▶ _Data segment_:
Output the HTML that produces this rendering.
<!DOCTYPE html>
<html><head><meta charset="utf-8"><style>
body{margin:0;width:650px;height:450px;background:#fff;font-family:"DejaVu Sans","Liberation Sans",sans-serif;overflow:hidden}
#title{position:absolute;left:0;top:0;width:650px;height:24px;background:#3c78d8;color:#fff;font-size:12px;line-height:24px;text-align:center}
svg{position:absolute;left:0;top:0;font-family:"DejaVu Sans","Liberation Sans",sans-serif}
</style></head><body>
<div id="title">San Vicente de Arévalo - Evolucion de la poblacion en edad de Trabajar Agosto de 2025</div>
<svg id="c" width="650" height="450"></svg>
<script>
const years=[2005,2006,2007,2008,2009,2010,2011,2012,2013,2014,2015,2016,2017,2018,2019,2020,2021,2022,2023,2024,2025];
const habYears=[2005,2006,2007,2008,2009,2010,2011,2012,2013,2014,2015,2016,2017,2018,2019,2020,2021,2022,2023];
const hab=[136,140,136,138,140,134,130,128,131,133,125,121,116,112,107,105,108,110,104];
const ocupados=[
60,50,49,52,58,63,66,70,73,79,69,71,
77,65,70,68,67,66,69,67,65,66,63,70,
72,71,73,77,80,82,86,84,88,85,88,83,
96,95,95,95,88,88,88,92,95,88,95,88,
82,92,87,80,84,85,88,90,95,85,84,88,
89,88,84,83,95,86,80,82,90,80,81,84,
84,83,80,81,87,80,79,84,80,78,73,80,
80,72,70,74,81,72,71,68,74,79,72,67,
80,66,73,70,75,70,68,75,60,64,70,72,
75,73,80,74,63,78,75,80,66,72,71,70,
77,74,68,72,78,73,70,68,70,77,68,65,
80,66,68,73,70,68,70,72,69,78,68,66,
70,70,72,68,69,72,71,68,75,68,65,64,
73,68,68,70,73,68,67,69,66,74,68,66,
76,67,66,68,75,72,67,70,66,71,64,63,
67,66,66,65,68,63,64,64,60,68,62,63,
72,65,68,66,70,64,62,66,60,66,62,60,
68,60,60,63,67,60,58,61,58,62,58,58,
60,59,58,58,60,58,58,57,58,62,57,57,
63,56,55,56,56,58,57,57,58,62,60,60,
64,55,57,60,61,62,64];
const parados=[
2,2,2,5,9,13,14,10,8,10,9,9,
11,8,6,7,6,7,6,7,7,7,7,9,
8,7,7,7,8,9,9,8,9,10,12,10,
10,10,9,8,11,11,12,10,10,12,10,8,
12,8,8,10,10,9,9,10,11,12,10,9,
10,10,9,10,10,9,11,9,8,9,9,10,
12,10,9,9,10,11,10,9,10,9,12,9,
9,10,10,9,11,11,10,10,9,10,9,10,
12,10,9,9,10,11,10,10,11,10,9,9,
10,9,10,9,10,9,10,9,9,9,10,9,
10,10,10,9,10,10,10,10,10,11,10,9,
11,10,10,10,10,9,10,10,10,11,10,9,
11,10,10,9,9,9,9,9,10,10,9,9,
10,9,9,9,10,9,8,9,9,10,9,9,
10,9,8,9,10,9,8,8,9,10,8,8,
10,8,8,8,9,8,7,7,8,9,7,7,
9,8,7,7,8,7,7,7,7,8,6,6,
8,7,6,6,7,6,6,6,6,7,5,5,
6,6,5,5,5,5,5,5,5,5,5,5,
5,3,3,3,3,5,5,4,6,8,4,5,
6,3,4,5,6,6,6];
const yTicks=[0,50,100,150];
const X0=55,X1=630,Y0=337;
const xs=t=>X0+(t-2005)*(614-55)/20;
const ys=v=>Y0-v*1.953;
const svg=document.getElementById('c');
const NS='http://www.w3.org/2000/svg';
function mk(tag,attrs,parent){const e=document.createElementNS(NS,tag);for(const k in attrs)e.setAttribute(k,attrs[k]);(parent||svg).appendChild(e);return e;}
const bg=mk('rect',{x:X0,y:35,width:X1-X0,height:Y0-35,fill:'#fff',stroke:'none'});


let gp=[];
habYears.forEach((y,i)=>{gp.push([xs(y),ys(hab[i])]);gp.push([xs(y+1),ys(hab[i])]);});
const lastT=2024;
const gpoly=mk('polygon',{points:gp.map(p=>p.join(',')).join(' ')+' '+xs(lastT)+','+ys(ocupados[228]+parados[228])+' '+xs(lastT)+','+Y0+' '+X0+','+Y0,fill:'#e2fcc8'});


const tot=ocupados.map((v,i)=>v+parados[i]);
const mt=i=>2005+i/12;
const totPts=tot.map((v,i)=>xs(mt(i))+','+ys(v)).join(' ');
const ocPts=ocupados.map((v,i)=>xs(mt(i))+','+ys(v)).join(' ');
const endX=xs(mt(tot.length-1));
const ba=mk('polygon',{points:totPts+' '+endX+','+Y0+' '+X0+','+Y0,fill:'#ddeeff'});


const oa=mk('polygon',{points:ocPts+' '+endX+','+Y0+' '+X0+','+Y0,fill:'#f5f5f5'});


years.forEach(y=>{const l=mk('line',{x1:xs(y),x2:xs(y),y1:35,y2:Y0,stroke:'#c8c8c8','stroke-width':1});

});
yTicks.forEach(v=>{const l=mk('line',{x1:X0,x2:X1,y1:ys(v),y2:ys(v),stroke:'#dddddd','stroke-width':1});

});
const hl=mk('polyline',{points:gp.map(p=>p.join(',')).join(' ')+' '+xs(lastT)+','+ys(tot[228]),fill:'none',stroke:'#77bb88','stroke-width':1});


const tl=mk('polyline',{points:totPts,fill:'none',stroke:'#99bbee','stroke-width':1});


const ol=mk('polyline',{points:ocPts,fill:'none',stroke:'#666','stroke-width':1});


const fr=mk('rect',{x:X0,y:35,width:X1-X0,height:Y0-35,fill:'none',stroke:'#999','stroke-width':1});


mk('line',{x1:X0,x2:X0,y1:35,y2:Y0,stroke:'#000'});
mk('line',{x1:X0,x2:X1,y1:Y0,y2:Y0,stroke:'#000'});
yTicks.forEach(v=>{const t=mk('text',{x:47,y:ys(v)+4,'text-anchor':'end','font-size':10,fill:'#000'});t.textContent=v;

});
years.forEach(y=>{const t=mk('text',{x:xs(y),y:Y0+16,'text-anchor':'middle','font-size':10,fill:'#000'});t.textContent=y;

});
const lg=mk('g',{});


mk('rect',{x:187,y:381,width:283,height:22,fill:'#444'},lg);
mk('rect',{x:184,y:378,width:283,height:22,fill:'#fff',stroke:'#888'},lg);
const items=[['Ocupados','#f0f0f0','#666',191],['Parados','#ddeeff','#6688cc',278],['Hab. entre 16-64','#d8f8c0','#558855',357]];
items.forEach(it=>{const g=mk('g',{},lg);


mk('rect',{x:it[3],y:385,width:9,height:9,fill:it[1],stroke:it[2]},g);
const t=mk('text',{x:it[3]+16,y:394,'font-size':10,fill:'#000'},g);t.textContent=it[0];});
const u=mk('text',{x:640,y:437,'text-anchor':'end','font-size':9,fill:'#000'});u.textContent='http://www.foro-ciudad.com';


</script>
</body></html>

▶ _Aim of the task_: Copy the data above in full, character for character.

▶ _Response to the task_:
Output the HTML that produces this rendering.
<!DOCTYPE html>
<html><head><meta charset="utf-8"><style>
body{margin:0;width:650px;height:450px;background:#fff;font-family:"DejaVu Sans","Liberation Sans",sans-serif;overflow:hidden}
#title{position:absolute;left:0;top:0;width:650px;height:24px;background:#3c78d8;color:#fff;font-size:12px;line-height:24px;text-align:center}
svg{position:absolute;left:0;top:0;font-family:"DejaVu Sans","Liberation Sans",sans-serif}
</style></head><body>
<div id="title">San Vicente de Arévalo - Evolucion de la poblacion en edad de Trabajar Agosto de 2025</div>
<svg id="c" width="650" height="450"></svg>
<script>
const years=[2005,2006,2007,2008,2009,2010,2011,2012,2013,2014,2015,2016,2017,2018,2019,2020,2021,2022,2023,2024,2025];
const habYears=[2005,2006,2007,2008,2009,2010,2011,2012,2013,2014,2015,2016,2017,2018,2019,2020,2021,2022,2023];
const hab=[136,140,136,138,140,134,130,128,131,133,125,121,116,112,107,105,108,110,104];
const ocupados=[
60,50,49,52,58,63,66,70,73,79,69,71,
77,65,70,68,67,66,69,67,65,66,63,70,
72,71,73,77,80,82,86,84,88,85,88,83,
96,95,95,95,88,88,88,92,95,88,95,88,
82,92,87,80,84,85,88,90,95,85,84,88,
89,88,84,83,95,86,80,82,90,80,81,84,
84,83,80,81,87,80,79,84,80,78,73,80,
80,72,70,74,81,72,71,68,74,79,72,67,
80,66,73,70,75,70,68,75,60,64,70,72,
75,73,80,74,63,78,75,80,66,72,71,70,
77,74,68,72,78,73,70,68,70,77,68,65,
80,66,68,73,70,68,70,72,69,78,68,66,
70,70,72,68,69,72,71,68,75,68,65,64,
73,68,68,70,73,68,67,69,66,74,68,66,
76,67,66,68,75,72,67,70,66,71,64,63,
67,66,66,65,68,63,64,64,60,68,62,63,
72,65,68,66,70,64,62,66,60,66,62,60,
68,60,60,63,67,60,58,61,58,62,58,58,
60,59,58,58,60,58,58,57,58,62,57,57,
63,56,55,56,56,58,57,57,58,62,60,60,
64,55,57,60,61,62,64];
const parados=[
2,2,2,5,9,13,14,10,8,10,9,9,
11,8,6,7,6,7,6,7,7,7,7,9,
8,7,7,7,8,9,9,8,9,10,12,10,
10,10,9,8,11,11,12,10,10,12,10,8,
12,8,8,10,10,9,9,10,11,12,10,9,
10,10,9,10,10,9,11,9,8,9,9,10,
12,10,9,9,10,11,10,9,10,9,12,9,
9,10,10,9,11,11,10,10,9,10,9,10,
12,10,9,9,10,11,10,10,11,10,9,9,
10,9,10,9,10,9,10,9,9,9,10,9,
10,10,10,9,10,10,10,10,10,11,10,9,
11,10,10,10,10,9,10,10,10,11,10,9,
11,10,10,9,9,9,9,9,10,10,9,9,
10,9,9,9,10,9,8,9,9,10,9,9,
10,9,8,9,10,9,8,8,9,10,8,8,
10,8,8,8,9,8,7,7,8,9,7,7,
9,8,7,7,8,7,7,7,7,8,6,6,
8,7,6,6,7,6,6,6,6,7,5,5,
6,6,5,5,5,5,5,5,5,5,5,5,
5,3,3,3,3,5,5,4,6,8,4,5,
6,3,4,5,6,6,6];
const yTicks=[0,50,100,150];
const X0=55,X1=630,Y0=337;
const xs=t=>X0+(t-2005)*(614-55)/20;
const ys=v=>Y0-v*1.953;
const svg=document.getElementById('c');
const NS='http://www.w3.org/2000/svg';
function mk(tag,attrs,parent){const e=document.createElementNS(NS,tag);for(const k in attrs)e.setAttribute(k,attrs[k]);(parent||svg).appendChild(e);return e;}
const bg=mk('rect',{x:X0,y:35,width:X1-X0,height:Y0-35,fill:'#fff',stroke:'none'});


let gp=[];
habYears.forEach((y,i)=>{gp.push([xs(y),ys(hab[i])]);gp.push([xs(y+1),ys(hab[i])]);});
const lastT=2024;
const gpoly=mk('polygon',{points:gp.map(p=>p.join(',')).join(' ')+' '+xs(lastT)+','+ys(ocupados[228]+parados[228])+' '+xs(lastT)+','+Y0+' '+X0+','+Y0,fill:'#e2fcc8'});


const tot=ocupados.map((v,i)=>v+parados[i]);
const mt=i=>2005+i/12;
const totPts=tot.map((v,i)=>xs(mt(i))+','+ys(v)).join(' ');
const ocPts=ocupados.map((v,i)=>xs(mt(i))+','+ys(v)).join(' ');
const endX=xs(mt(tot.length-1));
const ba=mk('polygon',{points:totPts+' '+endX+','+Y0+' '+X0+','+Y0,fill:'#ddeeff'});


const oa=mk('polygon',{points:ocPts+' '+endX+','+Y0+' '+X0+','+Y0,fill:'#f5f5f5'});


years.forEach(y=>{const l=mk('line',{x1:xs(y),x2:xs(y),y1:35,y2:Y0,stroke:'#c8c8c8','stroke-width':1});

});
yTicks.forEach(v=>{const l=mk('line',{x1:X0,x2:X1,y1:ys(v),y2:ys(v),stroke:'#dddddd','stroke-width':1});

});
const hl=mk('polyline',{points:gp.map(p=>p.join(',')).join(' ')+' '+xs(lastT)+','+ys(tot[228]),fill:'none',stroke:'#77bb88','stroke-width':1});


const tl=mk('polyline',{points:totPts,fill:'none',stroke:'#99bbee','stroke-width':1});


const ol=mk('polyline',{points:ocPts,fill:'none',stroke:'#666','stroke-width':1});


const fr=mk('rect',{x:X0,y:35,width:X1-X0,height:Y0-35,fill:'none',stroke:'#999','stroke-width':1});


mk('line',{x1:X0,x2:X0,y1:35,y2:Y0,stroke:'#000'});
mk('line',{x1:X0,x2:X1,y1:Y0,y2:Y0,stroke:'#000'});
yTicks.forEach(v=>{const t=mk('text',{x:47,y:ys(v)+4,'text-anchor':'end','font-size':10,fill:'#000'});t.textContent=v;

});
years.forEach(y=>{const t=mk('text',{x:xs(y),y:Y0+16,'text-anchor':'middle','font-size':10,fill:'#000'});t.textContent=y;

});
const lg=mk('g',{});


mk('rect',{x:187,y:381,width:283,height:22,fill:'#444'},lg);
mk('rect',{x:184,y:378,width:283,height:22,fill:'#fff',stroke:'#888'},lg);
const items=[['Ocupados','#f0f0f0','#666',191],['Parados','#ddeeff','#6688cc',278],['Hab. entre 16-64','#d8f8c0','#558855',357]];
items.forEach(it=>{const g=mk('g',{},lg);


mk('rect',{x:it[3],y:385,width:9,height:9,fill:it[1],stroke:it[2]},g);
const t=mk('text',{x:it[3]+16,y:394,'font-size':10,fill:'#000'},g);t.textContent=it[0];});
const u=mk('text',{x:640,y:437,'text-anchor':'end','font-size':9,fill:'#000'});u.textContent='http://www.foro-ciudad.com';


</script>
</body></html>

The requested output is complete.